Inspecteur diende aanslagen IB ambtshalve te verminderen
De inspecteur had na het ontdekken van de fout door belastingplichtige diens verzoek om ambtshalve vermindering van de aanslagen IB/PVV moeten honoreren. Volgens Hof Den Bosch was er geen uitzondering van toepassing op grond waarvan de inspecteur dit kon weigeren.
Een man heeft recht op jaarlijkse uitkeringen uit een stamrecht bv waarvan twee zonen de aandeelhouders zijn. De uitkeringen worden na zijn overlijden, in het jaar 2000, grotendeels bijgeschreven als vordering op de bv. In de jaren 2008 tot en met 2011 is de volledige stamrechtuitkering omgezet in een vordering op die bv. De termijnen zijn aangegeven als inkomsten uit werk en woning. De vordering werd ten onrechte aangemerkt als een terbeschikkingstelling in de zin van art. 3.92 Wet IB 2001. Nadat de adviseur van de weduwe deze fout ontdekt, verzoekt hij de inspecteur om ambtshalve vermindering van de opgelegde aanslagen IB/PVV 2010 en 2011. De inspecteur weigert dit.

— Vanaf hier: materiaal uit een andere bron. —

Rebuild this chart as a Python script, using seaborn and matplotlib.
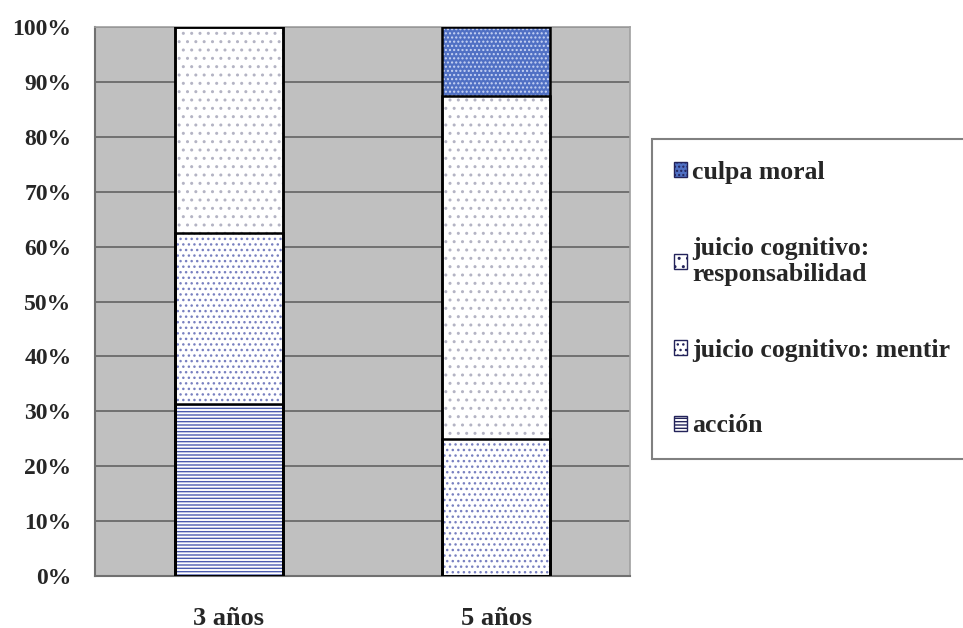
import matplotlib
matplotlib.use("Agg")
import matplotlib.pyplot as plt
import seaborn as sns
import numpy as np
from matplotlib.patches import Patch

# ---- data ----
categories = ["3 años", "5 años"]
accion = [31.25, 0.0]
mentir = [31.25, 25.0]
responsabilidad = [37.5, 62.5]
culpa = [0.0, 12.5]
series_names = ["acción", "juicio cognitivo: mentir",
                "juicio cognitivo:\nresponsabilidad", "culpa moral"]
ytick_values = [0, 10, 20, 30, 40, 50, 60, 70, 80, 90, 100]
ytick_labels = ["0%", "10%", "20%", "30%", "40%", "50%", "60%", "70%",
                "80%", "90%", "100%"]

# ---- styles (bottom to top) ----
faces = ["white", "white", "white", "#5070c4"]
hatches = ["-----", "...", "..", "...."]
hatch_colors = ["#4c5cb0", "#7880c0", "#b4b4c4", "#c8d4f4"]

sns.set_style("white")
plt.rcParams['font.family'] = ['Liberation Serif', 'DejaVu Serif']
plt.rcParams['font.weight'] = 'bold'
plt.rcParams['hatch.linewidth'] = 1.0

fig = plt.figure(figsize=(9.63, 6.28), dpi=100)
ax = fig.add_axes([95/963, 52/628, 535/963, 549/628])
ax.set_facecolor("#c0c0c0")
ax.set_axisbelow(True)

stack = np.cumsum(np.array([accion, mentir, responsabilidad, culpa]), axis=0)

# filled / hatched layers, drawn from the tallest cumulative down
for i in reversed(range(4)):
    n0 = len(ax.patches)
    sns.barplot(x=categories, y=stack[i], ax=ax, color=faces[i],
                width=0.404, errorbar=None, saturation=1)
    for p in ax.patches[n0:]:
        p.set_facecolor(faces[i])
        p.set_edgecolor(hatch_colors[i])
        p.set_hatch(hatches[i])
        p.set_linewidth(0)

# outlines
for i in reversed(range(4)):
    n0 = len(ax.patches)
    sns.barplot(x=categories, y=stack[i], ax=ax, color="black",
                width=0.404, errorbar=None, saturation=1, fill=False)
    for p in ax.patches[n0:]:
        p.set_facecolor("none")
        p.set_edgecolor("black")
        p.set_linewidth(1.8)
        p.set_zorder(3)

ax.set_xlim(-0.5, 1.5)
ax.set_ylim(0, 100)
ax.set_xlabel("")
ax.set_ylabel("")

ax.set_xticks([-0.5, 0.5, 1.5])
ax.set_xticklabels([])
ax.set_xticks([0, 1], minor=True)
ax.set_xticklabels(categories, minor=True)
ax.tick_params(axis='x', which='major', length=6, direction='out',
               color='#707070', width=1.2)
ax.tick_params(axis='x', which='minor', length=0, pad=22, labelsize=19)

ax.set_yticks(ytick_values)
ax.set_yticklabels(ytick_labels)
ax.tick_params(axis='y', length=4, direction='out', color='#707070',
               width=1.2, pad=13, labelsize=17)
for lbl in ax.get_xticklabels(minor=True) + ax.get_yticklabels():
    lbl.set_fontweight('bold')

ax.yaxis.grid(True, color='#6a6a6a', linewidth=1.3)
ax.xaxis.grid(False)

for s in ['left', 'bottom']:
    ax.spines[s].set_color('#707070')
    ax.spines[s].set_linewidth(1.5)
for s in ['top', 'right']:
    ax.spines[s].set_color('#a0a0a0')
    ax.spines[s].set_linewidth(1.2)

# ---- legend ----
handles = []
for i in reversed(range(4)):
    handles.append(Patch(facecolor=faces[i], edgecolor='#23235a',
                         hatch=hatches[i], linewidth=1.0))
labels = list(reversed(series_names))
leg = fig.legend(handles, labels, loc='upper left',
                 bbox_to_anchor=(652/963, 1 - 139/628),
                 frameon=True, fancybox=False, shadow=False,
                 edgecolor='#808080', facecolor='white',
                 prop=dict(family=['Liberation Serif', 'DejaVu Serif'],
                           weight='bold', size=18.5),
                 handlelength=0.5, handleheight=0.5, handletextpad=0.2,
                 labelspacing=2.05, borderpad=0.85, borderaxespad=0)
leg.get_frame().set_linewidth(1.5)
leg.get_frame().set_alpha(1)

fig.savefig("out.png", dpi=100)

Hof Den Bosch buigt zich vervolgens over het geschil. Volgens het hof zijn de stamrechtuitkeringen in 2010 en 2011 genoten omdat zij in die jaren zowel vorderbaar en inbaar als rentedragend waren. De uitkeringen waardeert het hof met toepassing van artikel 3.144 van de Wet IB 2001 op de waarde in het economische verkeer. Het hof oordeelt verder dat de uitzonderingen van artikel 45aa, aanhef en onder e, van de Uitvoeringsregeling Inkomstenbelasting 2001 in dit geval niet van toepassing zijn. Het hof concludeert vervolgens dat de inspecteur ten onrechte de ambtshalve vermindering heeft geweigerd en vermindert vervolgens zelf ambtshalve de aanslagen IB/PVV 2010 en 2011.